Operation Sana, as well as Operation Mistral 2, were crucial in applying pressure on the VRS in the final weeks of the Bosnian War. A Central Intelligence Agency analysis comparing the effects of Operation Deliberate Force, Sana and Mistral 2 on the VRS noted that the NATO campaign did not degrade the combat capability of the VRS as much as was initially assumed, because the airstrikes were never primarily directed at field-deployed units, rather they targeted the command and control infrastructure of the Bosnian Serb military. The analysis concluded that, while NATO degraded the capabilities of the VRS, the final HV, HVO and ARBiH offensives inflicted the most damage. It further noted that those offensives, rather than the NATO bombing, were responsible for bringing the Bosnian Serbs to the negotiating table and ending the war. Author Robert C. Owen argues that the HV, HVO and ARBiH would not have advanced as rapidly as they did had NATO not intervened and denied the VRS its long-range communications.

Operation Sana and Operation Southern Move established the 51%–49% distribution of territory controlled by the ARBiH and HVO on the one hand and the VRS on the other, as envisaged in plans put forward by the Contact Group.
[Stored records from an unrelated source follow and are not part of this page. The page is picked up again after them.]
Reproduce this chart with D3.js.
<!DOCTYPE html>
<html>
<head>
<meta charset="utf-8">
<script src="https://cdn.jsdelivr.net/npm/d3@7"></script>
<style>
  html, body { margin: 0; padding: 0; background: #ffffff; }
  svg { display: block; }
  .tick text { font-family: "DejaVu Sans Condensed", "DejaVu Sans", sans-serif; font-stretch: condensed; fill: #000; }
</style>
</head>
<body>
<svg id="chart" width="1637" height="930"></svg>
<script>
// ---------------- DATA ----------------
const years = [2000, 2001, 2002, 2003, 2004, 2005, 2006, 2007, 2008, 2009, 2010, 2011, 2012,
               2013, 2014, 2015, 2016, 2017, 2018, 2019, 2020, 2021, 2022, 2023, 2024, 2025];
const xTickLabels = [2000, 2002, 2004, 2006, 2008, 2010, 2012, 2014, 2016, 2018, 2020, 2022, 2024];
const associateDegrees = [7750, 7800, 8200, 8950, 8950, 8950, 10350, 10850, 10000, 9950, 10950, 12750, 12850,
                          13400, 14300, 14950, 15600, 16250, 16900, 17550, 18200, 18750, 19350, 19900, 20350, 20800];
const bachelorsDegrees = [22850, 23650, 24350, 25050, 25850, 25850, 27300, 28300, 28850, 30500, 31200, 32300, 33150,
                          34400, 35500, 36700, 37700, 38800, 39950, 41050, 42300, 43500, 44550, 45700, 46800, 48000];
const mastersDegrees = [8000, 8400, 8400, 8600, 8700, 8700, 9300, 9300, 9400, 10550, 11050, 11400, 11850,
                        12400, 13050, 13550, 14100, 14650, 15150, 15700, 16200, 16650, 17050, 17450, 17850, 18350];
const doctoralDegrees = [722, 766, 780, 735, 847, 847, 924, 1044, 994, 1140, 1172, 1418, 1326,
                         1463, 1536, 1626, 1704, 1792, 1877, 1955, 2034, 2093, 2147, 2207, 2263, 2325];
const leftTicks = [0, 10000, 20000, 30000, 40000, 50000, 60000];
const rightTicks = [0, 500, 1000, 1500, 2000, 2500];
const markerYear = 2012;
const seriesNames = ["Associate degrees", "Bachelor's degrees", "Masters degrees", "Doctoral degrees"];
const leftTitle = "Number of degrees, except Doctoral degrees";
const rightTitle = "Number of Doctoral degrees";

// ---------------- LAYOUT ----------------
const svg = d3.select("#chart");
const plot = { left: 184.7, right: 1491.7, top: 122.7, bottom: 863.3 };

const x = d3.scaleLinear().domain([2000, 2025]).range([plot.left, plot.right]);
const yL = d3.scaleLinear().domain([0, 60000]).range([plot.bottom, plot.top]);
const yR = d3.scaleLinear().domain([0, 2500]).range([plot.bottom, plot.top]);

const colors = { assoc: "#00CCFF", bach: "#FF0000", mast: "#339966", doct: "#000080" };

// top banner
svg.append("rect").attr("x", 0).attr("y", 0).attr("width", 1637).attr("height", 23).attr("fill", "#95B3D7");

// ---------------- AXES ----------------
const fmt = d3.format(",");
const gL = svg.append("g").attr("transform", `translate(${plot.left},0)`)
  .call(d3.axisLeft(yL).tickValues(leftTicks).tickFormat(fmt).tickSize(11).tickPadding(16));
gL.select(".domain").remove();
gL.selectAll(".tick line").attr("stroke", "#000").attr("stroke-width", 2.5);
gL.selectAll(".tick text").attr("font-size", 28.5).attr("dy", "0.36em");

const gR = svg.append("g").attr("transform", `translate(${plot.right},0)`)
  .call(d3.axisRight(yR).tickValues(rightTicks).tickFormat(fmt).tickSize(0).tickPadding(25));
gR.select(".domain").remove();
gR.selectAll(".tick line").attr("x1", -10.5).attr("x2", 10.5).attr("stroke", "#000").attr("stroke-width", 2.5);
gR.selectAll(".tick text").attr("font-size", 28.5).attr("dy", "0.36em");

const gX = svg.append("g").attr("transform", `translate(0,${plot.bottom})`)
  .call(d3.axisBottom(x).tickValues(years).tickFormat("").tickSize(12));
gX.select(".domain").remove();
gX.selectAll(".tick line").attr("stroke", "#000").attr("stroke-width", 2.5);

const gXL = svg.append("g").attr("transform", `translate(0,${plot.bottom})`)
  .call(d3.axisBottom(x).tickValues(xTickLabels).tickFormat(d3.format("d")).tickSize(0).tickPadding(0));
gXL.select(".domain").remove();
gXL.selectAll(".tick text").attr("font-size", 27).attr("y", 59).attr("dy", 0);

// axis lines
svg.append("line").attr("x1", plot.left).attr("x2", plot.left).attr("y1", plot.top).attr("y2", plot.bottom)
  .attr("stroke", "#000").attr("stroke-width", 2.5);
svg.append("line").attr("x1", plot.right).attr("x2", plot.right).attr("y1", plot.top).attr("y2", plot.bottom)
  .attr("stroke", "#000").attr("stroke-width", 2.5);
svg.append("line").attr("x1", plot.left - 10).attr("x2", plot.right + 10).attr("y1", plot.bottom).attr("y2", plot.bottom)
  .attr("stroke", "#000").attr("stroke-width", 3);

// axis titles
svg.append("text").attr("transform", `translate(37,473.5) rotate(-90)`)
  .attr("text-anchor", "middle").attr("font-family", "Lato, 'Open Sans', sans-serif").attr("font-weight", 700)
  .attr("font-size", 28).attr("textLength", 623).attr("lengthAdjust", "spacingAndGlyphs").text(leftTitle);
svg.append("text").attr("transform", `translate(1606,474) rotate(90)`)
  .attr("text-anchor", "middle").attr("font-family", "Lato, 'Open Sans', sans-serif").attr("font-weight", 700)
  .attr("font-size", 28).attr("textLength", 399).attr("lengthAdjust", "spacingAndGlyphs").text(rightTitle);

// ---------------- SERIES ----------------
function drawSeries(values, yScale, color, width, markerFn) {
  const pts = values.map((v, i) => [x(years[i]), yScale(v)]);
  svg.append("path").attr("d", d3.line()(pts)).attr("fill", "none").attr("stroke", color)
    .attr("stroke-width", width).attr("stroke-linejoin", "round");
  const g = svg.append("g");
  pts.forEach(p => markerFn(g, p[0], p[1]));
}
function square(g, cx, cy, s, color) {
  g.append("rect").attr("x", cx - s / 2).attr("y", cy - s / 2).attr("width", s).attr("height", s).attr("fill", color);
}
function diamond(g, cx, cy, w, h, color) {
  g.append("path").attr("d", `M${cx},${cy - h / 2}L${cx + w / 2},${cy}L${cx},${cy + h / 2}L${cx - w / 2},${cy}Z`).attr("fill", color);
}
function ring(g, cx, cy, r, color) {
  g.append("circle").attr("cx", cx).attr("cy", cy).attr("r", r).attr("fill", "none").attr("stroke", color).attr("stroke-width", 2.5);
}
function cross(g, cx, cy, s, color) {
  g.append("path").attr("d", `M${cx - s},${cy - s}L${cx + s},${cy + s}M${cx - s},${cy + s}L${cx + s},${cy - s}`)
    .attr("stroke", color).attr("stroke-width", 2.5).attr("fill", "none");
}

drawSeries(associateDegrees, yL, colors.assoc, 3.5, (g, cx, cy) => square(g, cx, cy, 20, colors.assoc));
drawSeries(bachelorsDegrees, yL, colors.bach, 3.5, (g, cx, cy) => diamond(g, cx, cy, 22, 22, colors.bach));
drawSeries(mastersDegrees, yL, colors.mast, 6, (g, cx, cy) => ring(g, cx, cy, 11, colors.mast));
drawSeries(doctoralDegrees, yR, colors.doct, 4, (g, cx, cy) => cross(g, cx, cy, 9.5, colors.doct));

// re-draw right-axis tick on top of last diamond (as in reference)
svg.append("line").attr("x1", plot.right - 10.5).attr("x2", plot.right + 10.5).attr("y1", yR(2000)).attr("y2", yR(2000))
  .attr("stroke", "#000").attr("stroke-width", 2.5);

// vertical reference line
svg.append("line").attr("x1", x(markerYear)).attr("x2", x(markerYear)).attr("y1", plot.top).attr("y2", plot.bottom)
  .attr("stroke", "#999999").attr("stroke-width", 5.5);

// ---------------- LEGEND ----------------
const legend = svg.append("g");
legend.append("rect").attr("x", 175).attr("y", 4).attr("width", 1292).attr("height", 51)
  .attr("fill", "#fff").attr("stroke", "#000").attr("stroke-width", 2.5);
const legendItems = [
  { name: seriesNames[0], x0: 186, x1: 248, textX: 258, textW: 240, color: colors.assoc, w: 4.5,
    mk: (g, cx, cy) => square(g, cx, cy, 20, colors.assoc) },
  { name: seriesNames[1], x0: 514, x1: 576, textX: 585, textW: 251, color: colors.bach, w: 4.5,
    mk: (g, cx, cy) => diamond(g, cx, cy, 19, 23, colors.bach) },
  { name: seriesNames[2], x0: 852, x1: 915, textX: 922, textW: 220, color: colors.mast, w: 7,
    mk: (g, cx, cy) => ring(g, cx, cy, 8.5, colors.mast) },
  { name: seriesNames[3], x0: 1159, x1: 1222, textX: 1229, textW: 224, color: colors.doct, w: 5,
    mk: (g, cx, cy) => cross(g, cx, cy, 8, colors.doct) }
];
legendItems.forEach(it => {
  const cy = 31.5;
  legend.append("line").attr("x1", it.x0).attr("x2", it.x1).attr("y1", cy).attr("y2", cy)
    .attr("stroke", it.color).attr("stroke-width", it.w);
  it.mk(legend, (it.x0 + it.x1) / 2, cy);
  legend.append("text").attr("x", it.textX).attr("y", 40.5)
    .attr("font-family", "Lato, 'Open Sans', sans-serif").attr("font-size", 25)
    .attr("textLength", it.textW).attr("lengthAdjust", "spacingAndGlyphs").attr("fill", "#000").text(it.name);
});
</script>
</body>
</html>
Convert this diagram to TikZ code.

The ARBiH, HVO and HV ultimately consented to the maintenance of the ceasefire of 12 October. According to British historian Marko Attila Hoare, their acquiescence was secured following massive diplomatic pressure from the West, and the alleged threat of US airstrikes against the ARBiH if it breached the ceasefire. The Bosnian War ended with the acceptance of the Dayton Agreement by all sides in November 1995.

The offensive resulted in 178 dead, 588 wounded and 41 captured ARBiH troops. Bosnian Serb losses were 900 killed and more than 1,000 wounded. In September and October, 6,500 Bosniak and Croat civilians living in the area of Banja Luka or Prijedor were expelled from their homes by Bosnian Serb forces. Changes of control of territory also allowed access to two mass graves near Sanski Most, believed to contain the bodies of 300 civilians killed by Bosnian Serb forces in April 1992.

Operation Sana, along with the near-concurrent Operation Mistral 2, created a large number of Serb refugees from the areas previously controlled by the VRS. Bosnian Serb sources document approximately 40,000 refugees in September 1995, encompassing the entire contemporary Bosnian Serb populations of the towns of Jajce, Šipovo, Mrkonjić Grad and Donji Vakuf having fled or been evacuated. At the time, the UN spokesman in Sarajevo estimated the number of refugees at 20,000. Fighting in October caused a further 30,000–40,000 refugees to flee Sanski Most and another 10,000 to flee Mrkonjić Grad and its surroundings.